Quote:
Originally Posted by Richard Holle
It is not apart from, it is a concentration in the solar wind, and does show up in satellite data. Link to HAARP Magnetometer... http://137.229.36.30/cgi-bin/magnetometer/gak-mag.cgi
If you look at a two week section ending today you can see the effects of the magnetosphere's bow shock from entering the stream on middle of July 5th, and exiting on the 12th.
I Googled some of the satellites you mentioned, and was not able to find a source of current data, in a format I could figure out fast enough to respond in a timely manner.
|
Basically what you are seeing here are substorm signatures, created by reconnection in the magnetotail, which happen every few hours.
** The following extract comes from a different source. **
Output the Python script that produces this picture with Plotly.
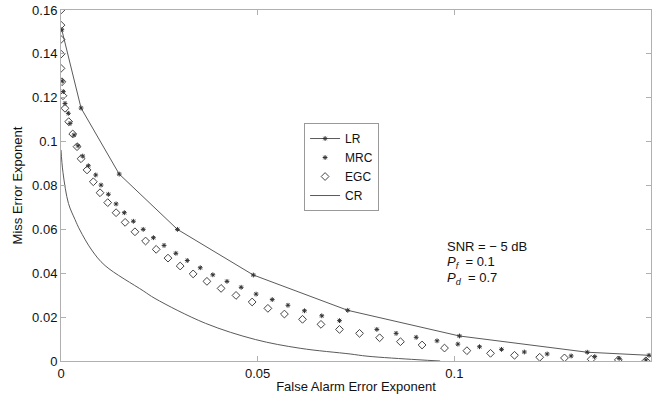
import plotly.graph_objects as go

# LR (line with star markers)
lr_x = [0.0002, 0.0051, 0.0148, 0.0296, 0.0489, 0.0729, 0.1013, 0.1338, 0.1495]
lr_y = [0.151, 0.1153, 0.0852, 0.0600, 0.0392, 0.0231, 0.0114, 0.0040, 0.0026]

# MRC (star markers)
mrc_x = [0.00033, 0.00059, 0.00102, 0.00186, 0.00229, 0.00331, 0.00433, 0.00552, 0.00695,
         0.00883, 0.01018, 0.01204, 0.0140, 0.0161, 0.0184, 0.0209, 0.0235, 0.0262, 0.0292,
         0.0321, 0.0354, 0.0386, 0.0422, 0.0458, 0.0496, 0.0537, 0.0577, 0.0619, 0.0663,
         0.0708, 0.0803, 0.0852, 0.0903, 0.0956, 0.1009, 0.1064, 0.1120, 0.1178, 0.1236,
         0.1297, 0.1357, 0.1419, 0.1487]
mrc_y = [0.1276, 0.1228, 0.1174, 0.1129, 0.1083, 0.1030, 0.0981, 0.0934, 0.0890,
         0.0848, 0.0802, 0.0760, 0.0716, 0.0676, 0.0637, 0.0600, 0.0562, 0.0527, 0.0491,
         0.0458, 0.0425, 0.0393, 0.0363, 0.0336, 0.0305, 0.0280, 0.0254, 0.0229, 0.0206,
         0.0184, 0.0144, 0.0126, 0.0108, 0.0092, 0.0077, 0.0065, 0.0053, 0.0041, 0.0032,
         0.0023, 0.0020, 0.0012, 0.0005]

# EGC (open diamonds)
egc_x = [0.0, 0.0, 0.0, 0.0, 0.0, 0.00025, 0.0005, 0.00102, 0.00196, 0.00298, 0.00407,
         0.00509, 0.00662, 0.00822, 0.00992, 0.01188, 0.0140, 0.0163, 0.0188, 0.0215,
         0.0242, 0.0272, 0.0303, 0.0336, 0.0371, 0.0407, 0.0445, 0.0486, 0.0526, 0.0568,
         0.0614, 0.0661, 0.0708, 0.0759, 0.0810, 0.0863, 0.0918, 0.0975, 0.1032, 0.1092,
         0.1153, 0.1217, 0.1280, 0.1348, 0.1417, 0.1487]
egc_y = [0.160, 0.1531, 0.1466, 0.1399, 0.1334, 0.1273, 0.1209, 0.1152, 0.1091, 0.1035, 0.0977,
         0.0922, 0.0871, 0.0817, 0.0767, 0.0722, 0.0676, 0.0632, 0.0589, 0.0547,
         0.0509, 0.0469, 0.0433, 0.0397, 0.0363, 0.0331, 0.0299, 0.0269, 0.0240, 0.0214,
         0.0190, 0.0167, 0.0144, 0.0126, 0.0106, 0.0088, 0.0073, 0.0059, 0.0047, 0.0035,
         0.0026, 0.0017, 0.0014, 0.0008, 0.0005, 0.0001]

# CR (line)
cr_x = [0.0, 0.0005, 0.0019, 0.00356, 0.0048, 0.0078, 0.0112, 0.0209,
        0.0239, 0.0367, 0.0494, 0.0608, 0.0735, 0.0778, 0.0905, 0.0964]
cr_y = [0.0962, 0.0860, 0.0718, 0.0645, 0.0597, 0.0506, 0.0435, 0.0320,
        0.0285, 0.0172, 0.0098, 0.0058, 0.0032, 0.0022, 0.0006, 0.0]

x_ticks = [0, 0.05, 0.1, 0.15]
x_tick_text = ["0", "0.05", "0.1", "0.15"]
y_ticks = [0, 0.02, 0.04, 0.06, 0.08, 0.1, 0.12, 0.14, 0.16]
y_tick_text = ["0", "0.02", "0.04", "0.06", "0.08", "0.1", "0.12", "0.14", "0.16"]

line_col = "#5a5a5a"
mark_col = "#333333"
fam = "Liberation Sans, Arial, sans-serif"

fig = go.Figure()
fig.add_trace(go.Scatter(x=lr_x, y=lr_y, name="LR", mode="lines+markers",
                         line=dict(color=line_col, width=1),
                         marker=dict(symbol="asterisk-open", size=4, color=mark_col,
                                     line=dict(color=mark_col, width=1))))
fig.add_trace(go.Scatter(x=mrc_x, y=mrc_y, name="MRC", mode="markers",
                         marker=dict(symbol="asterisk-open", size=4, color=mark_col,
                                     line=dict(color=mark_col, width=1))))
fig.add_trace(go.Scatter(x=egc_x, y=egc_y, name="EGC", mode="markers",
                         marker=dict(symbol="diamond-open", size=6, color="#444444",
                                     line=dict(color="#444444", width=1))))
fig.add_trace(go.Scatter(x=cr_x, y=cr_y, name="CR", mode="lines",
                         line=dict(color=line_col, width=1, shape="spline", smoothing=1.0)))

font = dict(family=fam, size=13, color="#111111")

fig.update_layout(
    width=663, height=403,
    margin=dict(l=61, r=12, t=10, b=42),
    paper_bgcolor="white", plot_bgcolor="white",
    font=font,
    showlegend=True,
    legend=dict(x=0.412, y=0.678, xanchor="left", yanchor="top",
                bgcolor="white", bordercolor="#999999", borderwidth=1,
                font=dict(family=fam, size=12, color="#111111"),
                tracegroupgap=0, itemwidth=30),
    xaxis=dict(range=[0, 0.15], tickvals=x_ticks, ticktext=x_tick_text, automargin=False,
               showgrid=False, zeroline=False, showline=True, linecolor="#b0b0b0",
               linewidth=1, mirror="ticks", ticks="inside", ticklen=5, tickcolor="#b0b0b0",
               tickfont=dict(size=13),
               title=dict(text="False Alarm Error Exponent", standoff=2,
                          font=dict(size=13))),
    yaxis=dict(range=[0, 0.16], tickvals=y_ticks, ticktext=y_tick_text, automargin=False,
               showgrid=False, zeroline=False, showline=True, linecolor="#b0b0b0",
               linewidth=1, mirror="ticks", ticks="inside", ticklen=5, tickcolor="#b0b0b0",
               tickfont=dict(size=13),
               title=dict(text="Miss Error Exponent", standoff=6,
                          font=dict(size=13))),
)

fig.add_annotation(x=0.0977, y=0.0520, xref="x", yref="y", xanchor="left", yanchor="middle",
                   text="SNR = \u2212 5 dB", showarrow=False, font=dict(size=13))
fig.add_annotation(x=0.0977, y=0.0450, xref="x", yref="y", xanchor="left", yanchor="middle",
                   text="<i>P</i><sub><i>f</i></sub>  = 0.1", showarrow=False, font=dict(size=13))
fig.add_annotation(x=0.0977, y=0.0378, xref="x", yref="y", xanchor="left", yanchor="middle",
                   text="<i>P</i><sub><i>d</i></sub>  = 0.7", showarrow=False, font=dict(size=13))

fig.write_html("out.html", config={"displayModeBar": False},
               post_script="document.body.style.margin='0';document.body.style.padding='0';")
However, not all of these can be seen by one station, because they happen at the night side of the Earth.
This was created by the southward turning of the solar wind magnetic field on the 5th. And basically, every time the red line (Bz) goes below zero you will find such signatures in the ground magnetometers.
The SWEPAM data show a normal density, with an increase of the solar wind speed by ~50 km/s and then a return again to long time average solar wind speed of 350 km/s and normal variations of the density. I do no see why this should imply a "concentrated ion stream".
It does look like (edumacated guess) that on the 12th there was the passage of a flux tube (looking at the magnetic field data), but theses also pass by when Jupiter is not aligned with the Sun-Earth line, so I fail to see the significance.